The company profile outlines the features that make passengers satisfied, however, outstanding features alone are not what set this cruise line a part from its competitors. Yes, Crystal has one of the highest staff to passenger rations in the industry. The European trained staff delivers Six-Star service. Extraordinary space has been dedicated to staterooms and the public spaces with extra-wide promenade decks, lavish fitness areas, full-size cinemas, nightclubs, learning centers and gourmet restaurants. These features can be found on many ships, the question is, why does Crystal Cruises continue rank at the top of the industry?

The company's vision is simple: to provide its guests with the finest travel experience available in the luxury service business, not just the luxury cruise industry. In the short time the ships have been cruising, leadership at Crystal have been relentless in developing a strong culture and commitment to staff training, resulting in the highest guest return rate in the industry.

The energy spent on staff to passenger relationships could be the secret to success. Authentic warmth, personal greetings and anticipating each customers needs are implemented. One can relate the emphasis on people at Crystal to Disneyland's emphasis on cast members never breaking character. Or the Mary Kay philosophy where the staff envisions a sign around the neck of all customers saying, "Make me feel important".

crystal symphony cruise ship

Teaching and developing a diverse group cruise ship employees to have authentic people skills is not easy. Crystal's parent company, Nippon Yusen Kaisha (NYK), has developed a training center in the Philippines. The strict policy is maintains all crew must undergo rigorous training for 6 months or longer before being fully deployed. The training system implements the Six-Star Crystal basics, a multi-point credo that addresses attitude, communication, competence, style, safety/environment and execution. Examples are when staff members remember how a guest takes their coffee, how they like the pillow arranged and where they like to sit in the restaurant. Often, travelers remember small acts of kindness and those unforgettable memories make for happy and repeat customers.

The NYK service culture is based on the Japanese principles of kaizen and kaikaku-a belief in continuous improvement and quest for innovation and a radical change. Toyota operates using these leadership philosophies.

High standards for training and a genuine commitment to staff's well-being help develop the sense of inclusion and authenticity on board. Passengers rate the staff high- as high as 95.8%. And Crystal's employee turnover ratio is under 15%, one of the lowest in the luxury resort industry.
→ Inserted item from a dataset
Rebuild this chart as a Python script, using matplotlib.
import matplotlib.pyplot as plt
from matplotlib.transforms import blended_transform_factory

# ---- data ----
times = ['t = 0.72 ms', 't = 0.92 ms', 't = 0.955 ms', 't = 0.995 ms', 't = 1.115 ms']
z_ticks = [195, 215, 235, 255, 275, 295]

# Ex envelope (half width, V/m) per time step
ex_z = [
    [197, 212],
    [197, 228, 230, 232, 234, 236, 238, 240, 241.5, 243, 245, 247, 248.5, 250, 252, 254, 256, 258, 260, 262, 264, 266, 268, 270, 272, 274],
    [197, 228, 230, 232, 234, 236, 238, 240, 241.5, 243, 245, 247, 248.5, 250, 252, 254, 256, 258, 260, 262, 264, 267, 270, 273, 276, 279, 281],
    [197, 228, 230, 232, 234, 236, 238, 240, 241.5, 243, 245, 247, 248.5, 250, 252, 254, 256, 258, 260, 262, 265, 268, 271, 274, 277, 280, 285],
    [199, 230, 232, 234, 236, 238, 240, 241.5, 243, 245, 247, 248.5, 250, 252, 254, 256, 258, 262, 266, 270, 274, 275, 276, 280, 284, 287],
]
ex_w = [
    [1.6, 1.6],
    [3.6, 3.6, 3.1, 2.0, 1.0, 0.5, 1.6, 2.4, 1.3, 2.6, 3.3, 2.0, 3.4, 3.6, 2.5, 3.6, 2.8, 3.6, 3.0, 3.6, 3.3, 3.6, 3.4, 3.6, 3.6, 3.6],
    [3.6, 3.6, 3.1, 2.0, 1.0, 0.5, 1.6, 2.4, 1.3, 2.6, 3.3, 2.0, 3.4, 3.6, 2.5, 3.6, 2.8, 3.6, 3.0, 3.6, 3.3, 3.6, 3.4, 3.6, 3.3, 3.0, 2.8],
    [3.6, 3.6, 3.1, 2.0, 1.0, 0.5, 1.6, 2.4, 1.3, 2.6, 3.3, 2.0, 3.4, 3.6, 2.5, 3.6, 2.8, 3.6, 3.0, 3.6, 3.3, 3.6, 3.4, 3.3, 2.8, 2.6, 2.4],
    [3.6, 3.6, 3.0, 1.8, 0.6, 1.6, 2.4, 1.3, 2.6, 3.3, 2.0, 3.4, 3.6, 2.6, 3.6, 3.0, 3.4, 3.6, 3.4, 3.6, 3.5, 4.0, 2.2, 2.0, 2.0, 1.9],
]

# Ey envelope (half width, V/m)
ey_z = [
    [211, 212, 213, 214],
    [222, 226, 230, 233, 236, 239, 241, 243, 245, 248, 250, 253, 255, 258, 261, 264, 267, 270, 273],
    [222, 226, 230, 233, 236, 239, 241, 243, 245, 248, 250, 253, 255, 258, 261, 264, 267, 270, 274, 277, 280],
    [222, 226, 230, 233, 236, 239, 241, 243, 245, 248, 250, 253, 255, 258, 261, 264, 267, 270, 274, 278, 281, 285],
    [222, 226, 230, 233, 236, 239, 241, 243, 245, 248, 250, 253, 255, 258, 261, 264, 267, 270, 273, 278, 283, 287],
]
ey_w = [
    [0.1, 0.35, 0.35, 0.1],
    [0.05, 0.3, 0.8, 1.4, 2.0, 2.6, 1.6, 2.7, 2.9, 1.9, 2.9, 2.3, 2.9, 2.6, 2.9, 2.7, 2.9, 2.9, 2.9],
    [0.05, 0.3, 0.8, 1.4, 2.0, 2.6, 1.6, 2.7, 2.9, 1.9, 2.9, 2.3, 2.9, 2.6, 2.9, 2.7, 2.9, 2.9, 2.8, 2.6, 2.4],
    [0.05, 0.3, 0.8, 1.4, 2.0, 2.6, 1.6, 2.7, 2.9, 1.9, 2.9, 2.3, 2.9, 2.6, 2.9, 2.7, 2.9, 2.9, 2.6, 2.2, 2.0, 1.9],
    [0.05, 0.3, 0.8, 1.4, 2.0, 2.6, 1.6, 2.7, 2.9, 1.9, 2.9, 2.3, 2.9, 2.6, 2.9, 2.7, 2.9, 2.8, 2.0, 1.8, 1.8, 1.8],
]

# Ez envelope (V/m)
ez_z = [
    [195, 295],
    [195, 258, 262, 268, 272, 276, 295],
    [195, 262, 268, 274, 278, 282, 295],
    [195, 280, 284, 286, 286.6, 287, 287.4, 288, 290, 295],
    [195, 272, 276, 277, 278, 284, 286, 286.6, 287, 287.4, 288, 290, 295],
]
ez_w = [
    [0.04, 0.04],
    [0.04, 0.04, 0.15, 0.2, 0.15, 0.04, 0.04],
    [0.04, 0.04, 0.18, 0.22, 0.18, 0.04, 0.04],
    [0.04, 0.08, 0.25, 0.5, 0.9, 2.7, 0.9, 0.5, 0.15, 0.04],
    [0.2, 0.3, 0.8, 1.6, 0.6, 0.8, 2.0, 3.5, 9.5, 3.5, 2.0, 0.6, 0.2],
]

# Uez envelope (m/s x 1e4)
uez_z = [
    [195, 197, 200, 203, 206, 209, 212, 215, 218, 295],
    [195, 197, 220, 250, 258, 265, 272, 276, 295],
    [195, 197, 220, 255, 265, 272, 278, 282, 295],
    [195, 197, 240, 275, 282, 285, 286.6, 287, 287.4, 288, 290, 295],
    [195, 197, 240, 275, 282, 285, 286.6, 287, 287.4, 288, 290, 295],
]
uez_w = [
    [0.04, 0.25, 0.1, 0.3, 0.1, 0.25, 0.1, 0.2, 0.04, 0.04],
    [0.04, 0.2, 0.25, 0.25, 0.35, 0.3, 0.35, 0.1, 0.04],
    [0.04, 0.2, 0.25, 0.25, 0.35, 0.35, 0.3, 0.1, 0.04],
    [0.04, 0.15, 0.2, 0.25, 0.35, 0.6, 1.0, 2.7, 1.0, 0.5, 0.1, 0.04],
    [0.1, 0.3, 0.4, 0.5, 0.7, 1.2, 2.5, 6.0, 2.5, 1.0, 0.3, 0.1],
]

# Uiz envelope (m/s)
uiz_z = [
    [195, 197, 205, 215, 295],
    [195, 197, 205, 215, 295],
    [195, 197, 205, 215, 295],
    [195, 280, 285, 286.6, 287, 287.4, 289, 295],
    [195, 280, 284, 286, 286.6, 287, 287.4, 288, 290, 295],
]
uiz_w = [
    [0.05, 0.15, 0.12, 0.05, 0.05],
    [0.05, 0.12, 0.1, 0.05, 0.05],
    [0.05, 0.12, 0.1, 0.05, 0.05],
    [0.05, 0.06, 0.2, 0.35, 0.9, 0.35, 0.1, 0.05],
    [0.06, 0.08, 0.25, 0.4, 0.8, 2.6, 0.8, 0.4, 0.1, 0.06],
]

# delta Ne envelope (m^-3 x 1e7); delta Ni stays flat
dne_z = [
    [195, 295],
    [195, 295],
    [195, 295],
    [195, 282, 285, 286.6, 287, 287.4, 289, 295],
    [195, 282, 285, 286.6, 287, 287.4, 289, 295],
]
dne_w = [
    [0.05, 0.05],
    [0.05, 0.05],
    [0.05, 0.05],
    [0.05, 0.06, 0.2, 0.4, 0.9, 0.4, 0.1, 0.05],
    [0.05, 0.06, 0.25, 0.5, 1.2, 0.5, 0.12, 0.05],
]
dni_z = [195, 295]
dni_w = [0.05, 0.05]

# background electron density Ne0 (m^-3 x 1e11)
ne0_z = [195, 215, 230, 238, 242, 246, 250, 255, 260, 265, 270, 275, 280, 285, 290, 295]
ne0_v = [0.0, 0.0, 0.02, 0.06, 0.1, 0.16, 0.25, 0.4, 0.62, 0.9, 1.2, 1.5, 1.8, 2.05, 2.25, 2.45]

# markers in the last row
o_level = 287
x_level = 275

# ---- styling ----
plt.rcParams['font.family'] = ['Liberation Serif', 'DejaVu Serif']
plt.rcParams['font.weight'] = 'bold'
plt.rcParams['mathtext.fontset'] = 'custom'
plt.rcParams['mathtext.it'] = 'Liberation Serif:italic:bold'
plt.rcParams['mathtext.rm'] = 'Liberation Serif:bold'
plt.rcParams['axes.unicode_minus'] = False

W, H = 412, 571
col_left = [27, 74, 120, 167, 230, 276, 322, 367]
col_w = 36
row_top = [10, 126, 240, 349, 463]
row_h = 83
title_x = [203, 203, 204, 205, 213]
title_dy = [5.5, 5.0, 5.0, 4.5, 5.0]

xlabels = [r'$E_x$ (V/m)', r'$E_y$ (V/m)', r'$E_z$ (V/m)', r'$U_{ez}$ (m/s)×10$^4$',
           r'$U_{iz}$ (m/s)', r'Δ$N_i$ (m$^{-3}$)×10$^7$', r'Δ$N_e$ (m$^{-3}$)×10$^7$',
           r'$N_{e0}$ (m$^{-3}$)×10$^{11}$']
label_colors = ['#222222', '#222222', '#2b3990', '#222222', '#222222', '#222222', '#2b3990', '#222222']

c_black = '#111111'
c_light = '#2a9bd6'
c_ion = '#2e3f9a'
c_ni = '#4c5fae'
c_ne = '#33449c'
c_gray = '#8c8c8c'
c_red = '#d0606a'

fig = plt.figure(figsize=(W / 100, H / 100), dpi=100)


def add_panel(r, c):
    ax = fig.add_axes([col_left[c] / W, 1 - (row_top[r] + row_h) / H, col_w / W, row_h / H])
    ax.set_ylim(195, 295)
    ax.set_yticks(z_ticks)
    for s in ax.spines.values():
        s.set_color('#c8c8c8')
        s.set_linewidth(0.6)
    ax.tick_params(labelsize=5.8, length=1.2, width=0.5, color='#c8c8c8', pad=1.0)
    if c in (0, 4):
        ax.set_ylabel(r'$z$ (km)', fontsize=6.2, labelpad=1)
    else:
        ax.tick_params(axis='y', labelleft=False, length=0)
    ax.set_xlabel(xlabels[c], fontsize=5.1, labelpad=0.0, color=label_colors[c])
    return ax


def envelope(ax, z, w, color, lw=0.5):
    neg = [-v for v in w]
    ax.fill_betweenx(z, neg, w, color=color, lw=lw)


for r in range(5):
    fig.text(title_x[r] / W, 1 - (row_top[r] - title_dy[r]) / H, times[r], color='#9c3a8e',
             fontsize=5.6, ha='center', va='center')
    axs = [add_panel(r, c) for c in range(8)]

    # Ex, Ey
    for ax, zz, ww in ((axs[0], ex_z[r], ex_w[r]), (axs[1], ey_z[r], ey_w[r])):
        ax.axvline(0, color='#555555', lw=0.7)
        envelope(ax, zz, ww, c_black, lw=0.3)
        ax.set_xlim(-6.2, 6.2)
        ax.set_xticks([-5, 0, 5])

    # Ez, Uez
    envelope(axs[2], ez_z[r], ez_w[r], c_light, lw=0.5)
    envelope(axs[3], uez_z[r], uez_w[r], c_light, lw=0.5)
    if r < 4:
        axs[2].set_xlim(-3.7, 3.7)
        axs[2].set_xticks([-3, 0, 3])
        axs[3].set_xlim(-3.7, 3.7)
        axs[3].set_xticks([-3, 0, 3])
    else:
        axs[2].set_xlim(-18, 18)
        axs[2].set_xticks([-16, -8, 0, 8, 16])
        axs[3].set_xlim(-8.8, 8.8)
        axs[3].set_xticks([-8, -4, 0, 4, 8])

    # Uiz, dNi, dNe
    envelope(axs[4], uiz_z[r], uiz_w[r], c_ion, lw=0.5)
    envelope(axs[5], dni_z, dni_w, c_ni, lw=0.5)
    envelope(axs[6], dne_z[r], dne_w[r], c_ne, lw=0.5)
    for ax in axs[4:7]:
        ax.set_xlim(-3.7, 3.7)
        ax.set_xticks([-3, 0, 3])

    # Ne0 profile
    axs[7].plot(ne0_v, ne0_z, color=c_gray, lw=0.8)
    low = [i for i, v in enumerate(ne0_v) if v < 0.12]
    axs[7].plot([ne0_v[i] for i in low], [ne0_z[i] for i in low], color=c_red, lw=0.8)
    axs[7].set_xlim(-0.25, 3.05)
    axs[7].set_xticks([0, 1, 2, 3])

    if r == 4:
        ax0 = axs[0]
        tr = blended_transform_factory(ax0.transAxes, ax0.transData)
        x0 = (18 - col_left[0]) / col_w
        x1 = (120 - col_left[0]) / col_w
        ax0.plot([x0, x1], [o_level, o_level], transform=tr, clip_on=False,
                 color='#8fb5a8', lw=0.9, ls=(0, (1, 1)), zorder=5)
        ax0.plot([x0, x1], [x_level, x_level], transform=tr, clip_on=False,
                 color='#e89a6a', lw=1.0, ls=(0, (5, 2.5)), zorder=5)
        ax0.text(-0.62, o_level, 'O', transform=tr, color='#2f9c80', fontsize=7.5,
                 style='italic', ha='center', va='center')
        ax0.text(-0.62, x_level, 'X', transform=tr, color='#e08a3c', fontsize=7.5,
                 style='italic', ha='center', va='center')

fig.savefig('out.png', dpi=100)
Crystal's luxuries, award-winning fleet comprises the 922-guest, 50,000 ton Crystal Symphony and the 1,070-guest, 68,870 tom Crystal Serenity, while sales worldwide itineraries of seven to 100 days. In September, Crystal Symphony will undergo a major multimillion dollar redesign. By the fall of 2009, Crystal Cruises will have invested more that $65 million in its tow ships within a three-year period.

Luxury accommodations create the ultimate travel experience. Most rooms have roomy verandahs; all guest rooms have high end linens, bath robes, slippers, internet, television, twice a day housekeeping and 24 hour room service. Gourmet cuisine pared with a new reserve of 20 rare vintage wines and specialty dinner restaurants featuring famous chefs are noteworthy. Live entertainment, first run movies, shopping, state of the art Feng Shui spa and salon, on board education, unique shore excursions and children's activities add to the Crystal experience.
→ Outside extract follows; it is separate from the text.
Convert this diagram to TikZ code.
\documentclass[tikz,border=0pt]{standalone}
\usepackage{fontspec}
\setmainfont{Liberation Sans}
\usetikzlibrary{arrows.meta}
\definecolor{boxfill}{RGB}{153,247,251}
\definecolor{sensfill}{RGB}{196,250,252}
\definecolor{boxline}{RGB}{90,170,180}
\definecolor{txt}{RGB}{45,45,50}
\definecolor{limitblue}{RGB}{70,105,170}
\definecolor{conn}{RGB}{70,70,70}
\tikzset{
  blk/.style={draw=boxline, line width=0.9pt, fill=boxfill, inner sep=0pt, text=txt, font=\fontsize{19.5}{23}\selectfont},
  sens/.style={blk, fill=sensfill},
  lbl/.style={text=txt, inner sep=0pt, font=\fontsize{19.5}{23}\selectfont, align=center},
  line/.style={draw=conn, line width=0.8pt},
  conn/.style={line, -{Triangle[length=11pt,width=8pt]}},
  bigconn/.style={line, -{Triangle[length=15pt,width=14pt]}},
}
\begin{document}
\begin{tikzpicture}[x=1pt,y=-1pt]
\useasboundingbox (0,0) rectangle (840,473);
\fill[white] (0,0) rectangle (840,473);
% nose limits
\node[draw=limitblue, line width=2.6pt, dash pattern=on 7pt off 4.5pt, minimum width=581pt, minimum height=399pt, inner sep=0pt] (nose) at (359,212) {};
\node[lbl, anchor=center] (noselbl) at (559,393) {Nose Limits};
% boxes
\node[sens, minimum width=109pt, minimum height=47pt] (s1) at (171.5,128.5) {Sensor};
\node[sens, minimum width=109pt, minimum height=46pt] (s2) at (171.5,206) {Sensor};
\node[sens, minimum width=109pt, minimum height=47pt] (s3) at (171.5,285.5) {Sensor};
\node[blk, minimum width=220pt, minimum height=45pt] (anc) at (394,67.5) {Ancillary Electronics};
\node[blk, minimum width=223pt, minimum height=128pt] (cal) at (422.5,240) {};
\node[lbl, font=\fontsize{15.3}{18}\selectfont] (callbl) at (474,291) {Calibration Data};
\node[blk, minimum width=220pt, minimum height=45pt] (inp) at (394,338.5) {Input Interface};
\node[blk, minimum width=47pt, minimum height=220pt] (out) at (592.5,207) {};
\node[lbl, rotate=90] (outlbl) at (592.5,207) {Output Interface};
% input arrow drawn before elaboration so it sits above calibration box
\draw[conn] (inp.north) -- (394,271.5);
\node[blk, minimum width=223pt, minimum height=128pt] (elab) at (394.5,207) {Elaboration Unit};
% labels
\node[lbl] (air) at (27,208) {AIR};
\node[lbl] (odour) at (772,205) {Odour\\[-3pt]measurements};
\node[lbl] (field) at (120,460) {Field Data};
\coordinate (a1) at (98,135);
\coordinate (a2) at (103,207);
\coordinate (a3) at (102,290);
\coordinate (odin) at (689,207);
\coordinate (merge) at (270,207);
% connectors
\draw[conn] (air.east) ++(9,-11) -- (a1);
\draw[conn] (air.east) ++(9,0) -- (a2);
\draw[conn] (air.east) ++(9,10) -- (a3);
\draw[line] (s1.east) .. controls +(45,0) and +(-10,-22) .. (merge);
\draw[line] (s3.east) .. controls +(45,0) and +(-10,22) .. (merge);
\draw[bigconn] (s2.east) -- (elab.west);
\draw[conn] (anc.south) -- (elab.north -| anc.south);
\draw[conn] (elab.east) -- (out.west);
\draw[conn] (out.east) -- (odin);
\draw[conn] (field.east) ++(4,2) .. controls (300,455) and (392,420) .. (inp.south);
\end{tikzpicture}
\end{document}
crystal serenity cruise ship

Repeat cruisers are invited to be a member the Crystal Society loyalty program which entitles members to future savings, stateroom upgrades, onboard spending credits, complimentary cruises, special events and receptions.
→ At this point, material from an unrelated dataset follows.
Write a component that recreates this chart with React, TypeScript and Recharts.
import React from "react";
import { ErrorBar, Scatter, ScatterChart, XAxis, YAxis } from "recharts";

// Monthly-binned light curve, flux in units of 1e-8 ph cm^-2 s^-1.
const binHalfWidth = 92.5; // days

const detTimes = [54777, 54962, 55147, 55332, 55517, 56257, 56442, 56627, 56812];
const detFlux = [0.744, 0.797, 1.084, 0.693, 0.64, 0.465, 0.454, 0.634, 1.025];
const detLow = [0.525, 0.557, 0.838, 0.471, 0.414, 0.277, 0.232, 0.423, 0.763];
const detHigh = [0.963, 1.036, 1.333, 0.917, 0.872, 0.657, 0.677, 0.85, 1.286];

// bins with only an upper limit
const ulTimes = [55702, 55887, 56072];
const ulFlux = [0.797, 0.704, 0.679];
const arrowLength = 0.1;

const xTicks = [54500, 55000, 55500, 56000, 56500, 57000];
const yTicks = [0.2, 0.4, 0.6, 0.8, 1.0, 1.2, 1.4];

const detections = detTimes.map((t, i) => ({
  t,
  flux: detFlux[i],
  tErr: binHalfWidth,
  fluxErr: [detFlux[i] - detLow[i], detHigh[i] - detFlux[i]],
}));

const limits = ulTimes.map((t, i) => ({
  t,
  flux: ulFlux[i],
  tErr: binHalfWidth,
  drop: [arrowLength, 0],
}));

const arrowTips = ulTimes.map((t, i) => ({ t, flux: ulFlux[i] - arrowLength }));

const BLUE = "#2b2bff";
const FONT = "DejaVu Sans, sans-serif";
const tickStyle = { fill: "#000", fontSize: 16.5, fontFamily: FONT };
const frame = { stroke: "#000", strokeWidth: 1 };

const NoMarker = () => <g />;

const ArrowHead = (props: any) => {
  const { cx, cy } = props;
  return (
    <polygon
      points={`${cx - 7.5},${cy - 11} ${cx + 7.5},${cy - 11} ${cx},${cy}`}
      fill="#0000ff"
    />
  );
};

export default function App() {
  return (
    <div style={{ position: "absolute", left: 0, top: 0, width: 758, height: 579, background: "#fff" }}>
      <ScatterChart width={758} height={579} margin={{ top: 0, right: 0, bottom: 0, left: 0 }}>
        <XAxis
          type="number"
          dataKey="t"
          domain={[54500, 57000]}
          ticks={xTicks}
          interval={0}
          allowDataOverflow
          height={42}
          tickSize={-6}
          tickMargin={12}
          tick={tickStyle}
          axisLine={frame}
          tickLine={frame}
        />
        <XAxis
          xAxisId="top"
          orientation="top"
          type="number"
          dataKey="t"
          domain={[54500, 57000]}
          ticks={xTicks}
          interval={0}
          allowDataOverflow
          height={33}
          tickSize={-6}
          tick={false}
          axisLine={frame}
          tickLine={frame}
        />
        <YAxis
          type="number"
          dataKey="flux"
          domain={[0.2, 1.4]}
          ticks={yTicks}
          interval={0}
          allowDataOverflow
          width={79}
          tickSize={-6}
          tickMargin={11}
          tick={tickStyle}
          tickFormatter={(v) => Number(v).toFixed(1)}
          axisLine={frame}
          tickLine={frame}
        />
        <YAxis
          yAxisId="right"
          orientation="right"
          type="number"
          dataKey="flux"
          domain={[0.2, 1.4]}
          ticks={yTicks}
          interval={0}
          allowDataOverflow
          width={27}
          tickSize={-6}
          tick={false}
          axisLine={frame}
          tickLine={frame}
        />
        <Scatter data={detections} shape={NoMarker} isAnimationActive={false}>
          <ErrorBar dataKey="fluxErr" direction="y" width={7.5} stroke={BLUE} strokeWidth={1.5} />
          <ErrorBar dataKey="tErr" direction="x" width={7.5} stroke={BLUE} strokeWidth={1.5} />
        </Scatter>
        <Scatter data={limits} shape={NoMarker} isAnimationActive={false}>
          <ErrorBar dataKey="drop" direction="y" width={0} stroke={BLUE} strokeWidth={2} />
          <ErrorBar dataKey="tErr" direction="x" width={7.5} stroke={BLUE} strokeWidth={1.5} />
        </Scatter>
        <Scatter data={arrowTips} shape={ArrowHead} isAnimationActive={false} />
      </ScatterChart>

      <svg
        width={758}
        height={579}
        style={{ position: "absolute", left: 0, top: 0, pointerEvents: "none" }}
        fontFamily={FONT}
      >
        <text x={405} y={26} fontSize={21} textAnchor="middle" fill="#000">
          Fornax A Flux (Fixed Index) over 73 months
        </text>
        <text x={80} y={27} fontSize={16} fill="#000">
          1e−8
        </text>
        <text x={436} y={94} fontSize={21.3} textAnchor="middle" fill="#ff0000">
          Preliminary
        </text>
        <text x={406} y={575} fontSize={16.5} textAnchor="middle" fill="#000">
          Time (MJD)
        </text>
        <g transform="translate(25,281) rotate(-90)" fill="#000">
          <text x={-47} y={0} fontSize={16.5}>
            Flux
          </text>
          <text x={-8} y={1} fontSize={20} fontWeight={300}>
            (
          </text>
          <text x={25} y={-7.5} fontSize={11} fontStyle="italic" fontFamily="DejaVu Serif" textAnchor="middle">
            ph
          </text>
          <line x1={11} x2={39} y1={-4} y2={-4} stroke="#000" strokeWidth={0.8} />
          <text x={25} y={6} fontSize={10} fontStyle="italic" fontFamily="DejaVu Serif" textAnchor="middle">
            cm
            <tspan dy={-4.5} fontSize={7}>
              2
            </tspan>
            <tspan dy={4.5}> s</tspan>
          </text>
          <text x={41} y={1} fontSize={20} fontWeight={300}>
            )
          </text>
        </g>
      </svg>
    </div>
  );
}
For a record 14 years in a row, Crystal Cruises has been voted "World's Beast Large Ship Cruse Line" by the readers of Travel and Leisure magazine. The ultra-luxury line is the only cruise line, resort of hotel to have won the prestigious award each year since the award's inception.

"This award continues to be a tremendous validation of the authentic warmth and professionalism of Crystal's extraordinary staff and our unparallel attention to detail", says President Gregg Michel.